Outdoor swimming pool in Beccles, Suffolk, England

Beccles Lido is an open-air pool at Puddingmoor, Beccles, Suffolk, on the south bank of the River Waveney.

==Description==
The lido is 30 x 16 metres with a 1-metre springboard, small slide, paddling pool and sunbathing area.

It is normally open from late May to early September. It was closed throughout 2009 but reopened August 2010 following a change of ownership and subsequent refurbishment.

==History==
The lido was constructed in 1959 on the site of an older bathing pool. Prior to that swimmers used a fenced off part of the River Waveney in the town.

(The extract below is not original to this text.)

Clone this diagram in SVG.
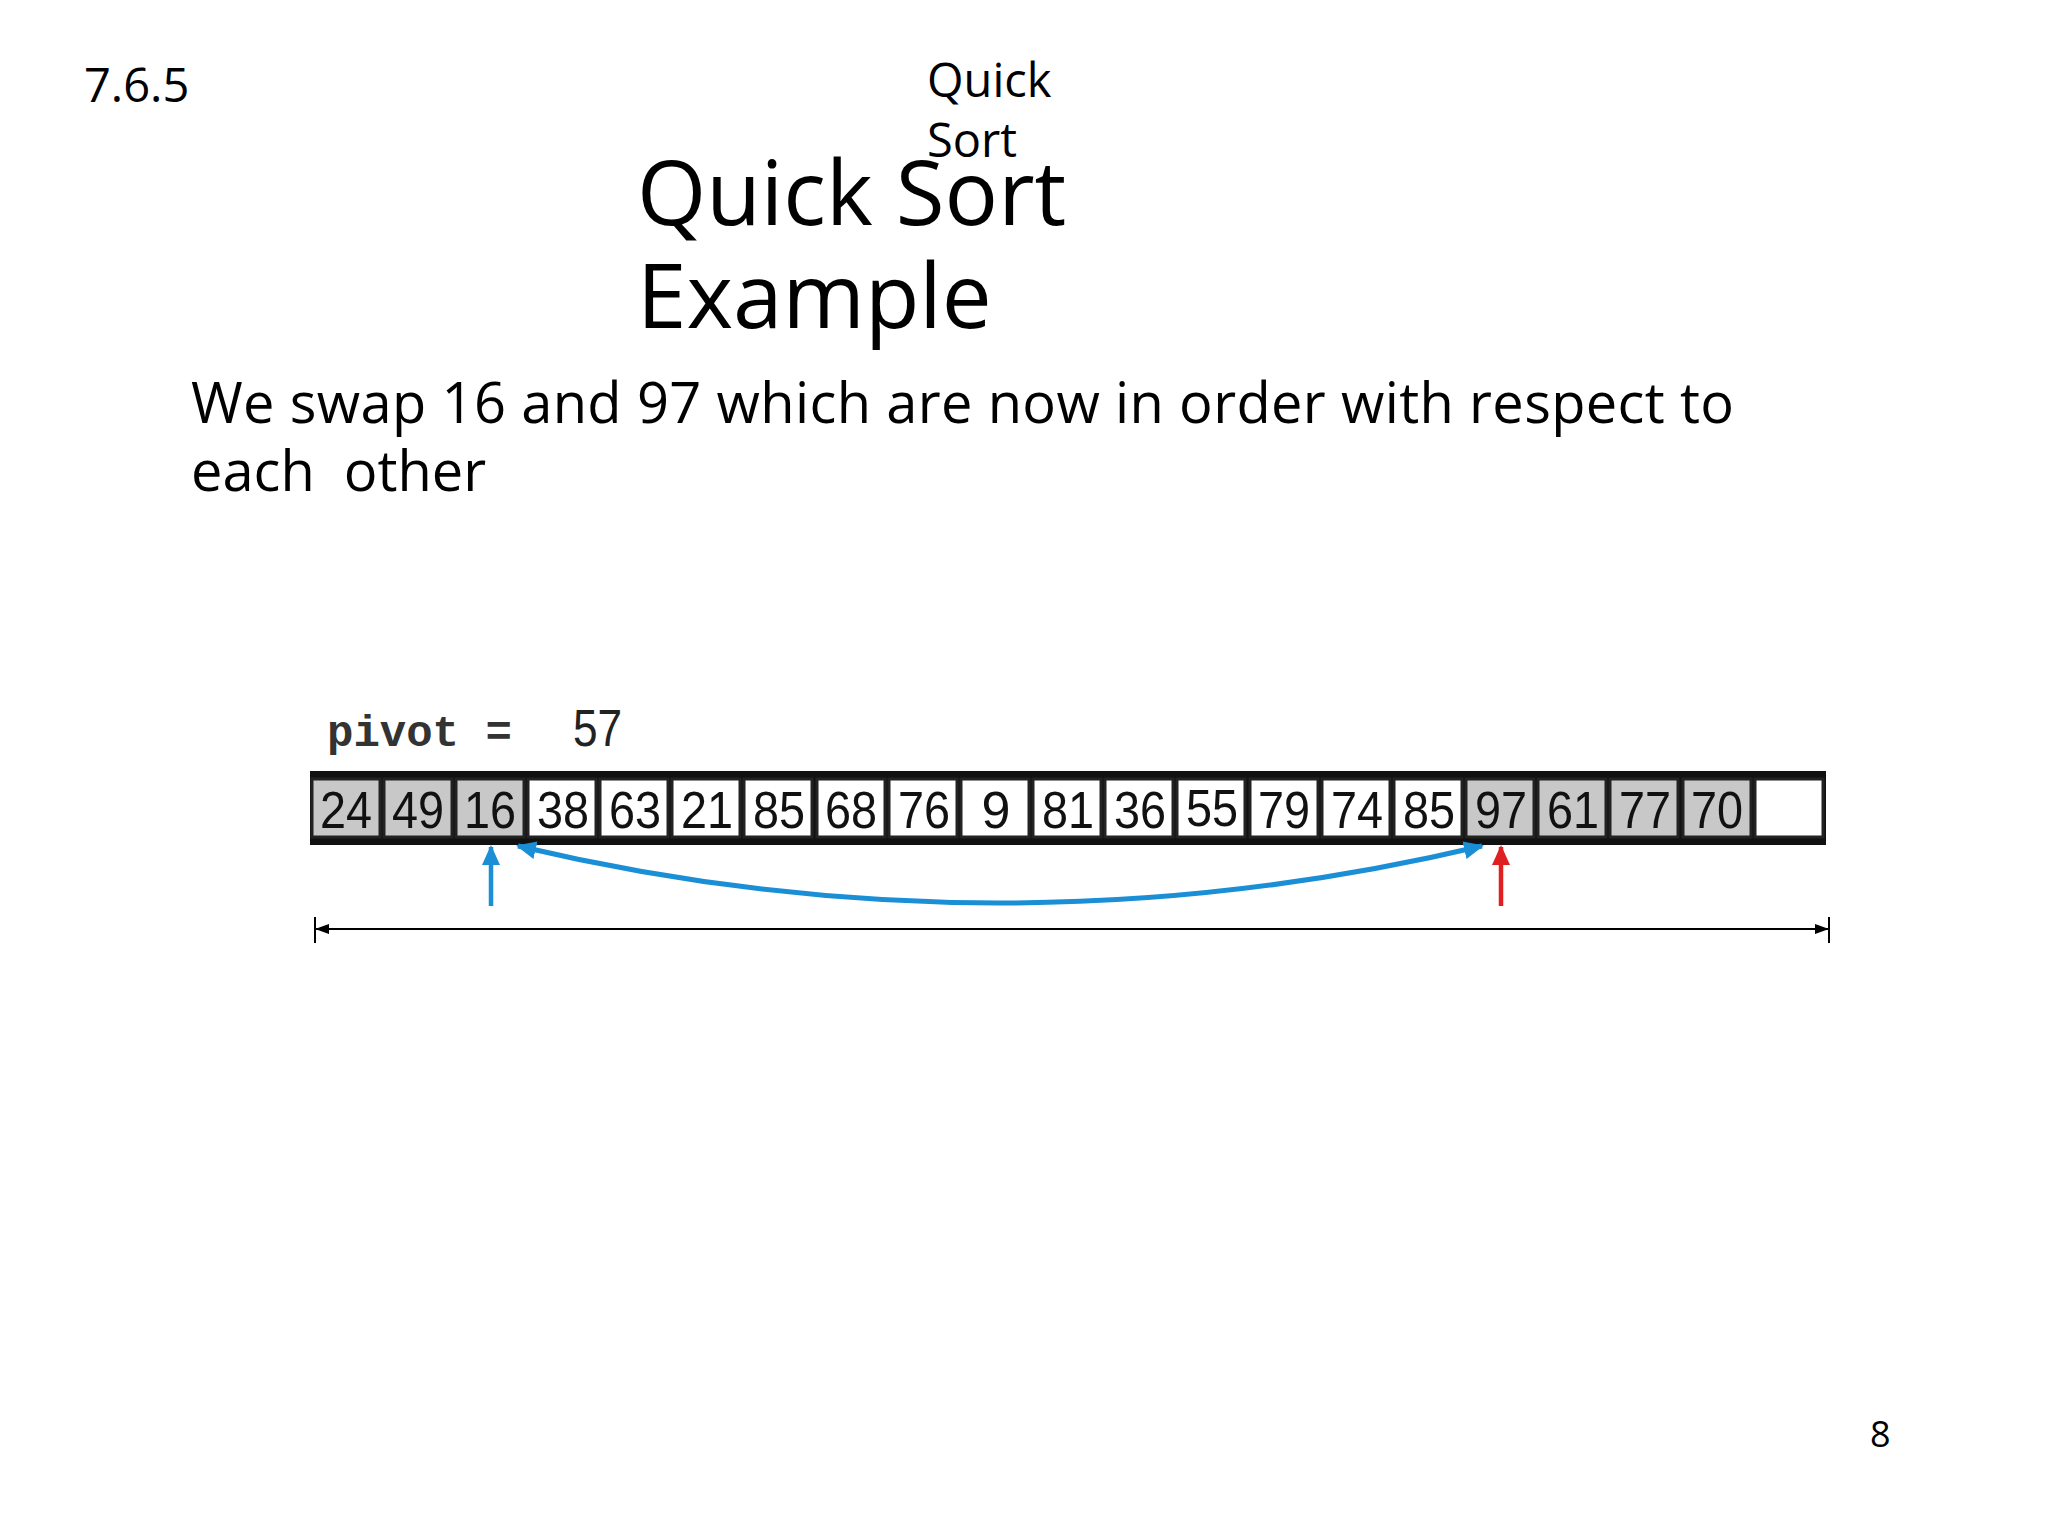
<svg xmlns="http://www.w3.org/2000/svg" width="2048" height="1535" viewBox="0 0 2048 1535">
<style>
.t{font-family:"Open Sans","Noto Sans",sans-serif;fill:#000}
.n{font-family:"Liberation Sans",Arial,sans-serif;font-size:52px;text-anchor:middle;fill:#111}
.g{fill:#c8c8c8;stroke:#222;stroke-width:3}
.w{fill:#fff;stroke:#222;stroke-width:3}
</style>
<defs>
<marker id="bl" markerWidth="20" markerHeight="18" refX="18" refY="9" orient="auto-start-reverse" markerUnits="userSpaceOnUse"><path d="M0,0L20,9L0,18Z" fill="#1b8fd6"/></marker>
<marker id="rd" markerWidth="20" markerHeight="18" refX="18" refY="9" orient="auto" markerUnits="userSpaceOnUse"><path d="M0,0L20,9L0,18Z" fill="#e02020"/></marker>
<marker id="bk" markerWidth="14" markerHeight="10" refX="14" refY="5" orient="auto-start-reverse" markerUnits="userSpaceOnUse"><path d="M0,0L14,5L0,10Z" fill="#000"/></marker>
</defs>
<rect width="2048" height="1535" fill="#fff"/>
<text class="t" x="84" y="102" font-size="47">7.6.5</text>
<text class="t" x="927" y="97" font-size="47">Quick</text>
<text class="t" x="927" y="157" font-size="47">Sort</text>
<text class="t" x="637" y="225" font-size="89">Quick Sort</text>
<text class="t" x="637" y="328" font-size="89">Example</text>
<text class="t" x="191" y="423" font-size="56" textLength="1543">We swap 16 and 97 which are now in order with respect to</text>
<text class="t" x="191" y="491" font-size="56" xml:space="preserve">each  other</text>
<text class="t" x="1870" y="1447" font-size="36">8</text>
<text x="327" y="746" font-family="Liberation Mono,monospace" font-weight="bold" font-size="44" fill="#333">pivot = </text>
<text x="573" y="746" font-family="Liberation Sans,sans-serif" font-size="52" fill="#222" transform="translate(573 0) scale(0.85 1) translate(-573 0)">57</text>
<g id="array">
<rect x="310" y="771" width="1516" height="74" fill="#111"/>
<g id="cells">
<rect class="g" x="312" y="779" width="68" height="58"/><text class="n" x="346" y="828" textLength="52" lengthAdjust="spacingAndGlyphs">24</text>
<rect class="g" x="384" y="779" width="68" height="58"/><text class="n" x="418" y="828" textLength="52" lengthAdjust="spacingAndGlyphs">49</text>
<rect class="g" x="456" y="779" width="68" height="58"/><text class="n" x="490" y="828" textLength="52" lengthAdjust="spacingAndGlyphs">16</text>
<rect class="w" x="528" y="779" width="68" height="58"/><text class="n" x="563" y="828" textLength="52" lengthAdjust="spacingAndGlyphs">38</text>
<rect class="w" x="600" y="779" width="68" height="58"/><text class="n" x="635" y="828" textLength="52" lengthAdjust="spacingAndGlyphs">63</text>
<rect class="w" x="672" y="779" width="68" height="58"/><text class="n" x="707" y="828" textLength="52" lengthAdjust="spacingAndGlyphs">21</text>
<rect class="w" x="744" y="779" width="68" height="58"/><text class="n" x="779" y="828" textLength="52" lengthAdjust="spacingAndGlyphs">85</text>
<rect class="w" x="817" y="779" width="68" height="58"/><text class="n" x="851" y="828" textLength="52" lengthAdjust="spacingAndGlyphs">68</text>
<rect class="w" x="889" y="779" width="68" height="58"/><text class="n" x="924" y="828" textLength="52" lengthAdjust="spacingAndGlyphs">76</text>
<rect class="w" x="961" y="779" width="68" height="58"/><text class="n" x="996" y="828">9</text>
<rect class="w" x="1033" y="779" width="68" height="58"/><text class="n" x="1068" y="828" textLength="52" lengthAdjust="spacingAndGlyphs">81</text>
<rect class="w" x="1105" y="779" width="68" height="58"/><text class="n" x="1140" y="828" textLength="52" lengthAdjust="spacingAndGlyphs">36</text>
<rect class="w" x="1177" y="779" width="68" height="58"/><text class="n" x="1212" y="826" textLength="52" lengthAdjust="spacingAndGlyphs">55</text>
<rect class="w" x="1250" y="779" width="68" height="58"/><text class="n" x="1284" y="828" textLength="52" lengthAdjust="spacingAndGlyphs">79</text>
<rect class="w" x="1322" y="779" width="68" height="58"/><text class="n" x="1357" y="828" textLength="52" lengthAdjust="spacingAndGlyphs">74</text>
<rect class="w" x="1394" y="779" width="68" height="58"/><text class="n" x="1429" y="828" textLength="52" lengthAdjust="spacingAndGlyphs">85</text>
<rect class="g" x="1466" y="779" width="68" height="58"/><text class="n" x="1501" y="828" textLength="52" lengthAdjust="spacingAndGlyphs">97</text>
<rect class="g" x="1538" y="779" width="68" height="58"/><text class="n" x="1573" y="828" textLength="52" lengthAdjust="spacingAndGlyphs">61</text>
<rect class="g" x="1610" y="779" width="68" height="58"/><text class="n" x="1645" y="828" textLength="52" lengthAdjust="spacingAndGlyphs">77</text>
<rect class="g" x="1683" y="779" width="68" height="58"/><text class="n" x="1717" y="828" textLength="52" lengthAdjust="spacingAndGlyphs">70</text>
<rect class="w" x="1755" y="779" width="68" height="58"/>
</g>
</g>
<g id="connectors" fill="none">
<line x1="491" y1="906" x2="491" y2="847" stroke="#1b8fd6" stroke-width="4.5" marker-end="url(#bl)"/>
<line x1="1501" y1="906" x2="1501" y2="847" stroke="#e02020" stroke-width="4.5" marker-end="url(#rd)"/>
<path d="M518,846 Q1000,960 1482,846" stroke="#1b8fd6" stroke-width="5" marker-start="url(#bl)" marker-end="url(#bl)"/>
<line x1="315" y1="929" x2="1829" y2="929" stroke="#000" stroke-width="2" marker-start="url(#bk)" marker-end="url(#bk)"/>
<line x1="315" y1="917" x2="315" y2="943" stroke="#000" stroke-width="2"/>
<line x1="1829" y1="917" x2="1829" y2="943" stroke="#000" stroke-width="2"/>
</g>
</svg>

Heating was installed in 1975.

In 2004 Waveney District Council announced plans to close the lido and to build an indoor swimming pool. In reaction to these plans, the Friends of Beccles Outdoor Pool campaign started in 2006. In 2009, Waveney District Council decided they would no longer manage the Beccles Lido (nor Halesworth Open Air Pool) after April 2009 so neither opened. Beccles Lido Limited was created and they re-opened the lido in 2010.

The chairman of Beccles Lido, Maureen Saunders, won a community pride award in July 2009 for her work campaigning for the lido and establishing the management company.

Beccles Swimming Pool is one of the town’s most popular summer sporting attractions providing not only a pleasant riverside leisure spot for local people and
holiday visitors alike but also valuable service as a place where people can learn to swim.